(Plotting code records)
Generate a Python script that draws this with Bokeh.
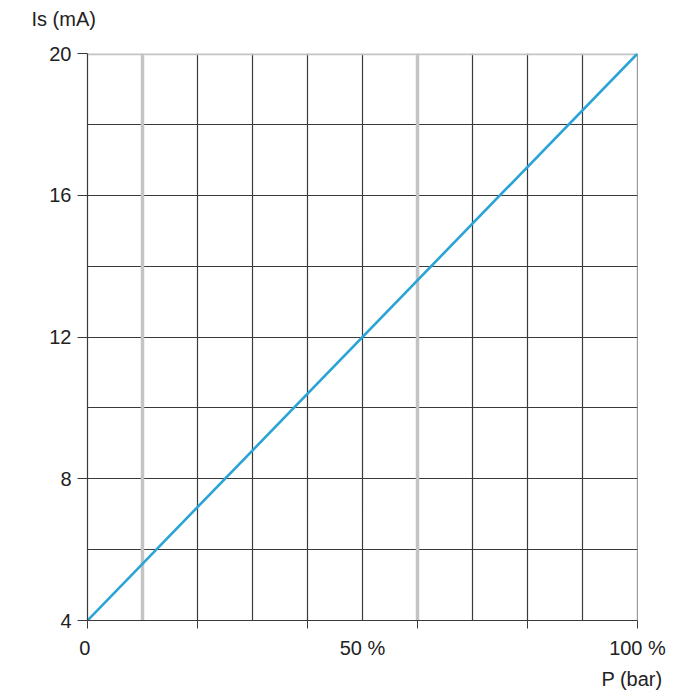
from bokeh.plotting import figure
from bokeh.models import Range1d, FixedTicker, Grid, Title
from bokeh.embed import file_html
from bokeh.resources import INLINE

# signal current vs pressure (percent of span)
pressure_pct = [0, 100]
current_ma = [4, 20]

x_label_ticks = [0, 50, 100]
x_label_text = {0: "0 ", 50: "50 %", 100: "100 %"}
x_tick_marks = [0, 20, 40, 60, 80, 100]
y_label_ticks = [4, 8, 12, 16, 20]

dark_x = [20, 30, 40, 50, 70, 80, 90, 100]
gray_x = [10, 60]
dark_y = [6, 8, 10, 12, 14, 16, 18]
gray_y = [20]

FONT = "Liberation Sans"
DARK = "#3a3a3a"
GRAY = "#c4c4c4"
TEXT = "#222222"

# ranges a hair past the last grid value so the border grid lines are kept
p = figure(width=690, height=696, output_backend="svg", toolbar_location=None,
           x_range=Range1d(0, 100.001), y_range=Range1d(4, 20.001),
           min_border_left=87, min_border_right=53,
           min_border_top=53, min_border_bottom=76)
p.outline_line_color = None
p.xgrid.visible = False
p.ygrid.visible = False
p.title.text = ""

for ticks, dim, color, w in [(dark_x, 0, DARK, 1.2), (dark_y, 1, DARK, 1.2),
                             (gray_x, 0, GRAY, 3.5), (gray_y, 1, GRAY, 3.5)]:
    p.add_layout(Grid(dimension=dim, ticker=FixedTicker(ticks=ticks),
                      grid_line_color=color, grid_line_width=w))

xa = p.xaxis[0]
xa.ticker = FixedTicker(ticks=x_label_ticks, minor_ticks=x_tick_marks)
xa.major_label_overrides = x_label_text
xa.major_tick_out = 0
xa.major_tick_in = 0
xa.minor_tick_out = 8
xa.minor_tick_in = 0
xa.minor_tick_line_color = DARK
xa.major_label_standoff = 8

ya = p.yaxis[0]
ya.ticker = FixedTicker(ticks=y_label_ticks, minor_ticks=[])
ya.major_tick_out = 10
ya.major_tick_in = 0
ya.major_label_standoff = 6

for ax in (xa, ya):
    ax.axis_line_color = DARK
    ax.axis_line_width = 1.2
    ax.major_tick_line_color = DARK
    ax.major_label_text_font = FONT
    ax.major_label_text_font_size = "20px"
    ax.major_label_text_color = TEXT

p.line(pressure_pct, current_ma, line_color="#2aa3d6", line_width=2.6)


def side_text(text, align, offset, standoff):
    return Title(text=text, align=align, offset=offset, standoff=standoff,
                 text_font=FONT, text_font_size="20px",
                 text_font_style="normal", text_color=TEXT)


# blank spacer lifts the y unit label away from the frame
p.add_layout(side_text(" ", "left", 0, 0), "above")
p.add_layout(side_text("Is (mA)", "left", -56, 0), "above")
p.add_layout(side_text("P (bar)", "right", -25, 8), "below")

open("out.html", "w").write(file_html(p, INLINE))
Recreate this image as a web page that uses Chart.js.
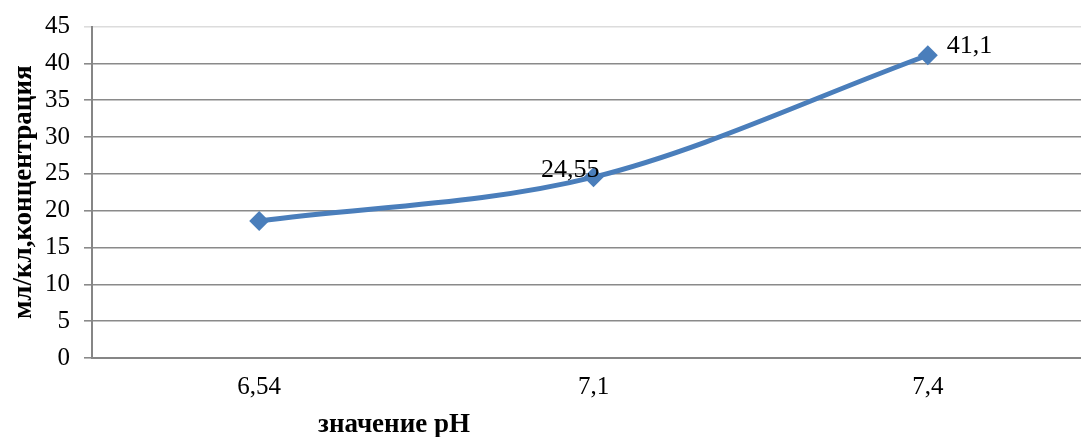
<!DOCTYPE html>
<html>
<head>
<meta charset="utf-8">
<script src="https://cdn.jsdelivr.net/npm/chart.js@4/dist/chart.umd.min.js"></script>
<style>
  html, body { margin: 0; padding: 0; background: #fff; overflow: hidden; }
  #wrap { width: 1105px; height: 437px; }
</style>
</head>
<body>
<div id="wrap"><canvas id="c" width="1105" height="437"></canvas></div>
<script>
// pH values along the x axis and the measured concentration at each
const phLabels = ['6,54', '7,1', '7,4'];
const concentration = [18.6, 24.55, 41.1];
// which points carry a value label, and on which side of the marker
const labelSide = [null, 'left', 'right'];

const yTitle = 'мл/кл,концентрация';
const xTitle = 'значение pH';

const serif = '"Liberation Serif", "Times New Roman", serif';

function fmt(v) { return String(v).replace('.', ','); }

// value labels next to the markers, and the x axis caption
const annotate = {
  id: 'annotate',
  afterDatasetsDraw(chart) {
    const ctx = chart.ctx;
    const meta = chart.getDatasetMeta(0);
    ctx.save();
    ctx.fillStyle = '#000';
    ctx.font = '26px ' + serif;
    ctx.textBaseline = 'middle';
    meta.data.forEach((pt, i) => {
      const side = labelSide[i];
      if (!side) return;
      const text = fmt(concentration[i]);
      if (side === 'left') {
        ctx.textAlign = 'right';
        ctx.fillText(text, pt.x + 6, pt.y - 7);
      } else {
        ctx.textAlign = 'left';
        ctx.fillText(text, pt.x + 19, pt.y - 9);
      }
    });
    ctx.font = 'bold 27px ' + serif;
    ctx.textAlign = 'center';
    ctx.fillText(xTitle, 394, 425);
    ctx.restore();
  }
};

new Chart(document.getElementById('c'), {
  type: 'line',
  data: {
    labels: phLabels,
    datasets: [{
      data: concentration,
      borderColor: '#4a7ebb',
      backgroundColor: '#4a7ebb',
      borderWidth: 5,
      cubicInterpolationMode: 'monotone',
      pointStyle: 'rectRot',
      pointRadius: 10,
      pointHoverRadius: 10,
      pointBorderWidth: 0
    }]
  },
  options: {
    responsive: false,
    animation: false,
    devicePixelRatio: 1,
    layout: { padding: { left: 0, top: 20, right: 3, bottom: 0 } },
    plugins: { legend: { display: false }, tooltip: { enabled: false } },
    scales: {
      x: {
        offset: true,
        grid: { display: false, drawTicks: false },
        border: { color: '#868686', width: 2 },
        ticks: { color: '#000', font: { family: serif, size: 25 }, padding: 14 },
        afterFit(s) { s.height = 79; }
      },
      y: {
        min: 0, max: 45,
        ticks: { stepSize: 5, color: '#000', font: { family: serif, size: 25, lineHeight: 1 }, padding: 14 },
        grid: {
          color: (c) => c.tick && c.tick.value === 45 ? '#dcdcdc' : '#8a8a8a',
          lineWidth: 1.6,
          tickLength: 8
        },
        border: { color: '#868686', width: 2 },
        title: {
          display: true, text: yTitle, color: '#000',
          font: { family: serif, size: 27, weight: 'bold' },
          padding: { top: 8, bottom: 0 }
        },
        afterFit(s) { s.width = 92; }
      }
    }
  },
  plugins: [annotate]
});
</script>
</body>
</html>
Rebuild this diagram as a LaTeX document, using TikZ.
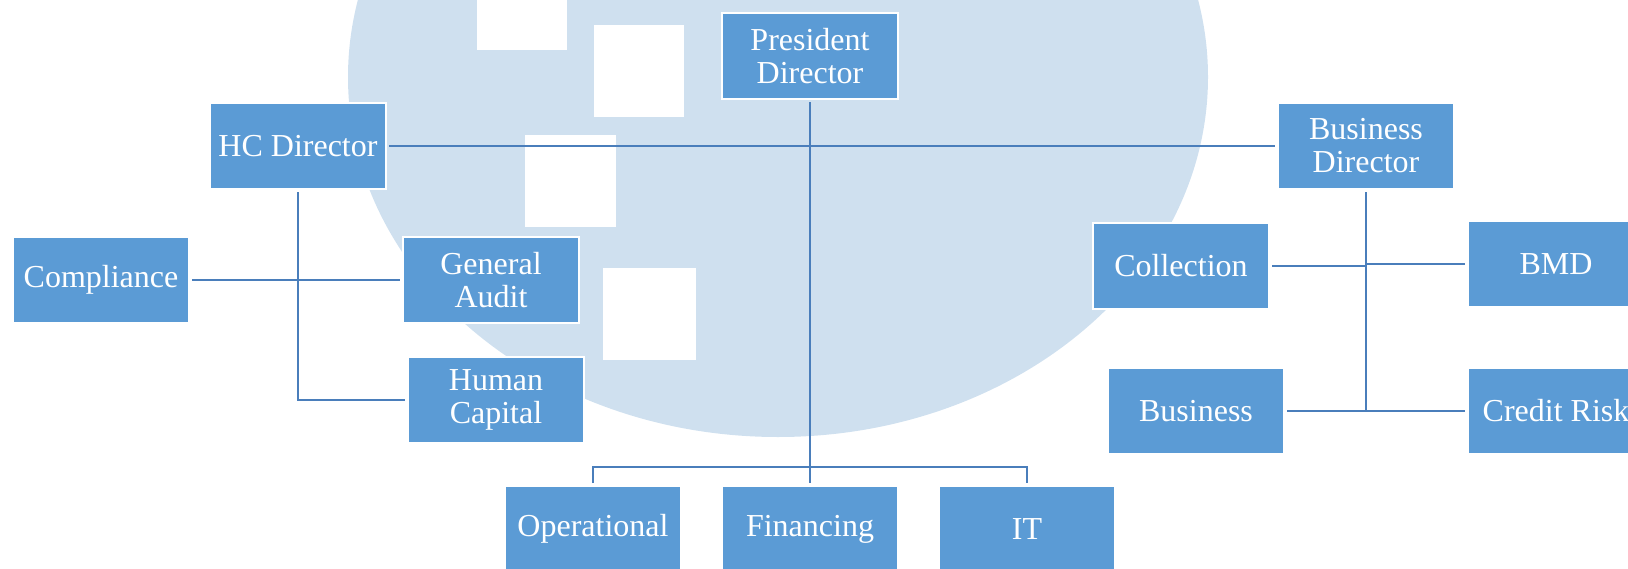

> [Exercise prompt]:
Output, exactly, all the records above; include no pictures.

> [Solved exercise]:
Generate a Python script that draws this with Bokeh.
from bokeh.plotting import figure
from bokeh.models import Range1d, FixedTicker, Grid, Title
from bokeh.embed import file_html
from bokeh.resources import INLINE

# signal current vs pressure (percent of span)
pressure_pct = [0, 100]
current_ma = [4, 20]

x_label_ticks = [0, 50, 100]
x_label_text = {0: "0 ", 50: "50 %", 100: "100 %"}
x_tick_marks = [0, 20, 40, 60, 80, 100]
y_label_ticks = [4, 8, 12, 16, 20]

dark_x = [20, 30, 40, 50, 70, 80, 90, 100]
gray_x = [10, 60]
dark_y = [6, 8, 10, 12, 14, 16, 18]
gray_y = [20]

FONT = "Liberation Sans"
DARK = "#3a3a3a"
GRAY = "#c4c4c4"
TEXT = "#222222"

# ranges a hair past the last grid value so the border grid lines are kept
p = figure(width=690, height=696, output_backend="svg", toolbar_location=None,
           x_range=Range1d(0, 100.001), y_range=Range1d(4, 20.001),
           min_border_left=87, min_border_right=53,
           min_border_top=53, min_border_bottom=76)
p.outline_line_color = None
p.xgrid.visible = False
p.ygrid.visible = False
p.title.text = ""

for ticks, dim, color, w in [(dark_x, 0, DARK, 1.2), (dark_y, 1, DARK, 1.2),
                             (gray_x, 0, GRAY, 3.5), (gray_y, 1, GRAY, 3.5)]:
    p.add_layout(Grid(dimension=dim, ticker=FixedTicker(ticks=ticks),
                      grid_line_color=color, grid_line_width=w))

xa = p.xaxis[0]
xa.ticker = FixedTicker(ticks=x_label_ticks, minor_ticks=x_tick_marks)
xa.major_label_overrides = x_label_text
xa.major_tick_out = 0
xa.major_tick_in = 0
xa.minor_tick_out = 8
xa.minor_tick_in = 0
xa.minor_tick_line_color = DARK
xa.major_label_standoff = 8

ya = p.yaxis[0]
ya.ticker = FixedTicker(ticks=y_label_ticks, minor_ticks=[])
ya.major_tick_out = 10
ya.major_tick_in = 0
ya.major_label_standoff = 6

for ax in (xa, ya):
    ax.axis_line_color = DARK
    ax.axis_line_width = 1.2
    ax.major_tick_line_color = DARK
    ax.major_label_text_font = FONT
    ax.major_label_text_font_size = "20px"
    ax.major_label_text_color = TEXT

p.line(pressure_pct, current_ma, line_color="#2aa3d6", line_width=2.6)


def side_text(text, align, offset, standoff):
    return Title(text=text, align=align, offset=offset, standoff=standoff,
                 text_font=FONT, text_font_size="20px",
                 text_font_style="normal", text_color=TEXT)


# blank spacer lifts the y unit label away from the frame
p.add_layout(side_text(" ", "left", 0, 0), "above")
p.add_layout(side_text("Is (mA)", "left", -56, 0), "above")
p.add_layout(side_text("P (bar)", "right", -25, 8), "below")

open("out.html", "w").write(file_html(p, INLINE))
Recreate this image as a web page that uses Chart.js.
<!DOCTYPE html>
<html>
<head>
<meta charset="utf-8">
<script src="https://cdn.jsdelivr.net/npm/chart.js@4/dist/chart.umd.min.js"></script>
<style>
  html, body { margin: 0; padding: 0; background: #fff; overflow: hidden; }
  #wrap { width: 1105px; height: 437px; }
</style>
</head>
<body>
<div id="wrap"><canvas id="c" width="1105" height="437"></canvas></div>
<script>
// pH values along the x axis and the measured concentration at each
const phLabels = ['6,54', '7,1', '7,4'];
const concentration = [18.6, 24.55, 41.1];
// which points carry a value label, and on which side of the marker
const labelSide = [null, 'left', 'right'];

const yTitle = 'мл/кл,концентрация';
const xTitle = 'значение pH';

const serif = '"Liberation Serif", "Times New Roman", serif';

function fmt(v) { return String(v).replace('.', ','); }

// value labels next to the markers, and the x axis caption
const annotate = {
  id: 'annotate',
  afterDatasetsDraw(chart) {
    const ctx = chart.ctx;
    const meta = chart.getDatasetMeta(0);
    ctx.save();
    ctx.fillStyle = '#000';
    ctx.font = '26px ' + serif;
    ctx.textBaseline = 'middle';
    meta.data.forEach((pt, i) => {
      const side = labelSide[i];
      if (!side) return;
      const text = fmt(concentration[i]);
      if (side === 'left') {
        ctx.textAlign = 'right';
        ctx.fillText(text, pt.x + 6, pt.y - 7);
      } else {
        ctx.textAlign = 'left';
        ctx.fillText(text, pt.x + 19, pt.y - 9);
      }
    });
    ctx.font = 'bold 27px ' + serif;
    ctx.textAlign = 'center';
    ctx.fillText(xTitle, 394, 425);
    ctx.restore();
  }
};

new Chart(document.getElementById('c'), {
  type: 'line',
  data: {
    labels: phLabels,
    datasets: [{
      data: concentration,
      borderColor: '#4a7ebb',
      backgroundColor: '#4a7ebb',
      borderWidth: 5,
      cubicInterpolationMode: 'monotone',
      pointStyle: 'rectRot',
      pointRadius: 10,
      pointHoverRadius: 10,
      pointBorderWidth: 0
    }]
  },
  options: {
    responsive: false,
    animation: false,
    devicePixelRatio: 1,
    layout: { padding: { left: 0, top: 20, right: 3, bottom: 0 } },
    plugins: { legend: { display: false }, tooltip: { enabled: false } },
    scales: {
      x: {
        offset: true,
        grid: { display: false, drawTicks: false },
        border: { color: '#868686', width: 2 },
        ticks: { color: '#000', font: { family: serif, size: 25 }, padding: 14 },
        afterFit(s) { s.height = 79; }
      },
      y: {
        min: 0, max: 45,
        ticks: { stepSize: 5, color: '#000', font: { family: serif, size: 25, lineHeight: 1 }, padding: 14 },
        grid: {
          color: (c) => c.tick && c.tick.value === 45 ? '#dcdcdc' : '#8a8a8a',
          lineWidth: 1.6,
          tickLength: 8
        },
        border: { color: '#868686', width: 2 },
        title: {
          display: true, text: yTitle, color: '#000',
          font: { family: serif, size: 27, weight: 'bold' },
          padding: { top: 8, bottom: 0 }
        },
        afterFit(s) { s.width = 92; }
      }
    }
  },
  plugins: [annotate]
});
</script>
</body>
</html>
Rebuild this diagram as a LaTeX document, using TikZ.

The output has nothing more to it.